CRH, Greencore, Smurfit Kappa and Grafton Group have moved their primary listing to London in recent years, and in Grafton's case maintains no Irish listing. But the exchange has also attracted three real estate investment trusts, or Reits, giving stock market investors access to the commercial property market as it began to recover from the downturn.
Somers said she would be disappointed if she didn’t see two of the 10 companies that have participated in its “IPOready” initiative, which prepares so-called high-potential firms for flotation, make it to the stock market within the next 12 months.
“We’d be quite optimistic,” she said, “but nobody is going to come to the market when it’s a bad market.”
Wall Street is going through its worst IPO market since the height of the financial crisis in 2009, amid concerns about China’s slowing economy, uncertainty in Europe as a result of Brexit, and caution ahead of the upcoming US presidential election.
AIB to London
Eyes were raised in the Dublin market last December, when Noonan said he intends to have AIB’s primary listing in London when the Government starts selling down its stake in the bailed-out bank. Somers is careful with her words here.
“I think that AIB, as an Irish company, will be naturally attractive to Irish investors, European investors, US investors – and also to UK investors. The Irish Stock Exchange is the conduit to the first three. The London Stock Exchange arguably is a conduit to the last,” she said.
“I don’t understand any logic as to why you would choose to define a listing relationship that is not completely aligned to where you want your investor base to be.”
Was Somers surprised by Noonan’s comments?
“I think this is an evolving process for AIB. We believe that the Irish Stock Exchange presents a compelling proposition for them to access the distribution that they need.”
After two abortive takeover attempts by Deutsche Börse in the past 16 years, the London exchange’s plans to finally merge with the German market operator leaves the Irish exchange in an increasingly lonely position as consolidation continues apace in the industry.

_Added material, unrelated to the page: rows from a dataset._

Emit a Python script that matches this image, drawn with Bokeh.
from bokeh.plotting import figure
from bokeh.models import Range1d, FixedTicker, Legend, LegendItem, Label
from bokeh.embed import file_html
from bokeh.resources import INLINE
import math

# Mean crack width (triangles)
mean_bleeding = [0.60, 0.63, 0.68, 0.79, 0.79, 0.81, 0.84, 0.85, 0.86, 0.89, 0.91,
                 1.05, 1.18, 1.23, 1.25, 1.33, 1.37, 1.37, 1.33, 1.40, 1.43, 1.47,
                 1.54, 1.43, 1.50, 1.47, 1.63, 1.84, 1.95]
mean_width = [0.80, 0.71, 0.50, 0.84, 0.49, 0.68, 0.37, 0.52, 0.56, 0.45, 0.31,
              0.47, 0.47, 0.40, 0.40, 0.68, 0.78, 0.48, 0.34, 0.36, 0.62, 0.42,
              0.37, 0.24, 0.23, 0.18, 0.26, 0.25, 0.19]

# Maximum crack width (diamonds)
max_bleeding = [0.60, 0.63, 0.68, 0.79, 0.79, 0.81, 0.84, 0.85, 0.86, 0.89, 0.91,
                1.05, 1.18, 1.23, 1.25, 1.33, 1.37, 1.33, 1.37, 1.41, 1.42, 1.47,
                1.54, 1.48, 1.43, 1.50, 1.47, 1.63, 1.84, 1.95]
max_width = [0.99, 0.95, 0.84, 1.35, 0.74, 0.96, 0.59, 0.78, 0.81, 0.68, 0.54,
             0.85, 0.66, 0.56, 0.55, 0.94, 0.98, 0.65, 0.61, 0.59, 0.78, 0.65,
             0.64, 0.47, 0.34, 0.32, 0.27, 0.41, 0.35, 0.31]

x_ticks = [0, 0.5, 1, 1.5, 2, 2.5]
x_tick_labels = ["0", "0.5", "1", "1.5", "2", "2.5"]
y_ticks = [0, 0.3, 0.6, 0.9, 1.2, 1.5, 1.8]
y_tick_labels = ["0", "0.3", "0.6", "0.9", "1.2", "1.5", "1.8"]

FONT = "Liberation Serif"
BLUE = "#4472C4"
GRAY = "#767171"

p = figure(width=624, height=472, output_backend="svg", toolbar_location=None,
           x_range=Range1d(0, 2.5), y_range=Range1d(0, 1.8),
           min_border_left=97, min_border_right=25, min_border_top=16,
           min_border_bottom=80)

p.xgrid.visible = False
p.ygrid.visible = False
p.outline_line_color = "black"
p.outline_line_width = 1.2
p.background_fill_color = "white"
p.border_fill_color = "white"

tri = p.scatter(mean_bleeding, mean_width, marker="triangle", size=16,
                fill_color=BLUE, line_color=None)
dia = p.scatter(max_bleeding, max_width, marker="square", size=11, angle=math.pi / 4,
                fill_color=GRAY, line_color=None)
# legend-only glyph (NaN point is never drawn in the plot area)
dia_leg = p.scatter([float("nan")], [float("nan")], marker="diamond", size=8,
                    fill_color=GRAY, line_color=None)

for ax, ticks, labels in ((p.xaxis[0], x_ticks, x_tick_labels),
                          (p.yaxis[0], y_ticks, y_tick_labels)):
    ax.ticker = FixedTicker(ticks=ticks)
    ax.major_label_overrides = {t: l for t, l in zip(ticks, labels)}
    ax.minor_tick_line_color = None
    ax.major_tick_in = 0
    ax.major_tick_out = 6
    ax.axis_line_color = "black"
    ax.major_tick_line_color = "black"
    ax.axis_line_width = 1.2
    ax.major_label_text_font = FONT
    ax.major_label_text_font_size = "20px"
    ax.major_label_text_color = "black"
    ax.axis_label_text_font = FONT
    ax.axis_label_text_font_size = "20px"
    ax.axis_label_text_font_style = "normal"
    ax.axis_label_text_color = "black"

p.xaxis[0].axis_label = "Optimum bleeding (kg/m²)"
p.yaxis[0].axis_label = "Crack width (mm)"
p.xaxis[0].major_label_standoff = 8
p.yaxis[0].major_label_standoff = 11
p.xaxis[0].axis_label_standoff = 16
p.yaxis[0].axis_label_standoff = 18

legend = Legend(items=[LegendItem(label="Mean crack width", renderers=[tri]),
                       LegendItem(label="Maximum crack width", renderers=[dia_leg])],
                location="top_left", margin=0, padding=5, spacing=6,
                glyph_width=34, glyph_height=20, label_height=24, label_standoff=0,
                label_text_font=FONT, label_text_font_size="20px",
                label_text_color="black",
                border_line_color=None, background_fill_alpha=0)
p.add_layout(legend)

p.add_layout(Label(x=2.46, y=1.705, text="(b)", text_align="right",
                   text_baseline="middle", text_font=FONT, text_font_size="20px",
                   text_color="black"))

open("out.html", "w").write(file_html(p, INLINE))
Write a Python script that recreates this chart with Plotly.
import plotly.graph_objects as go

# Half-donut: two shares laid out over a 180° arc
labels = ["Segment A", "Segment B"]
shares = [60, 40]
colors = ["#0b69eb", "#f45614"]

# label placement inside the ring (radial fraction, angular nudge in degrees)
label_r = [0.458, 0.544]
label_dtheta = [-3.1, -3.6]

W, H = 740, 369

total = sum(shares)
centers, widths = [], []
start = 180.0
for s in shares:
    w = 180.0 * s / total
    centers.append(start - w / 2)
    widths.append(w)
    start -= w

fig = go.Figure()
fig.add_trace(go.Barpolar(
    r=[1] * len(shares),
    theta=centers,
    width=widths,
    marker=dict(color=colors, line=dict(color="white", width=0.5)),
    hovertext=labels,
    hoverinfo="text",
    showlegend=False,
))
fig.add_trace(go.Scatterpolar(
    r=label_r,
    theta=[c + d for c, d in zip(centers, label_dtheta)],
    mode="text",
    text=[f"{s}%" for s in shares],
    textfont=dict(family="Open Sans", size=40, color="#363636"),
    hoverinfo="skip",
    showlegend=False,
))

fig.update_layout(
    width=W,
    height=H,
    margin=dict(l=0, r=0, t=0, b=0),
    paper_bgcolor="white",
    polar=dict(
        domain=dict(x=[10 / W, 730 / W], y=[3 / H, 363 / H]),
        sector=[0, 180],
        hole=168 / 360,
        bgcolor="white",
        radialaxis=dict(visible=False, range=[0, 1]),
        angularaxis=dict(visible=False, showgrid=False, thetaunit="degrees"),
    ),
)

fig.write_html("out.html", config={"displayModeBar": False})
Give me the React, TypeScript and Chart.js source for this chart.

“There’s no ideology here [in remaining independent], but being bought is not a strategy,” Somers said. “Being bought in order to be able to do something you can’t do on your own is a strategy.”
For example, she said Dublin has been able to position itself as the leading exchange globally, according to the World Federation of Exchanges, for the listing of bonds and investment funds, on its own.
“I’ve yet to see compelling reasons as to where [the Irish Stock Exchange] would fit within a wider group,” she said, “and how there wouldn’t be this sucking force away from Ireland and into the wider group. That has been the larger experience of smaller exchanges in the consolidation agenda to date.”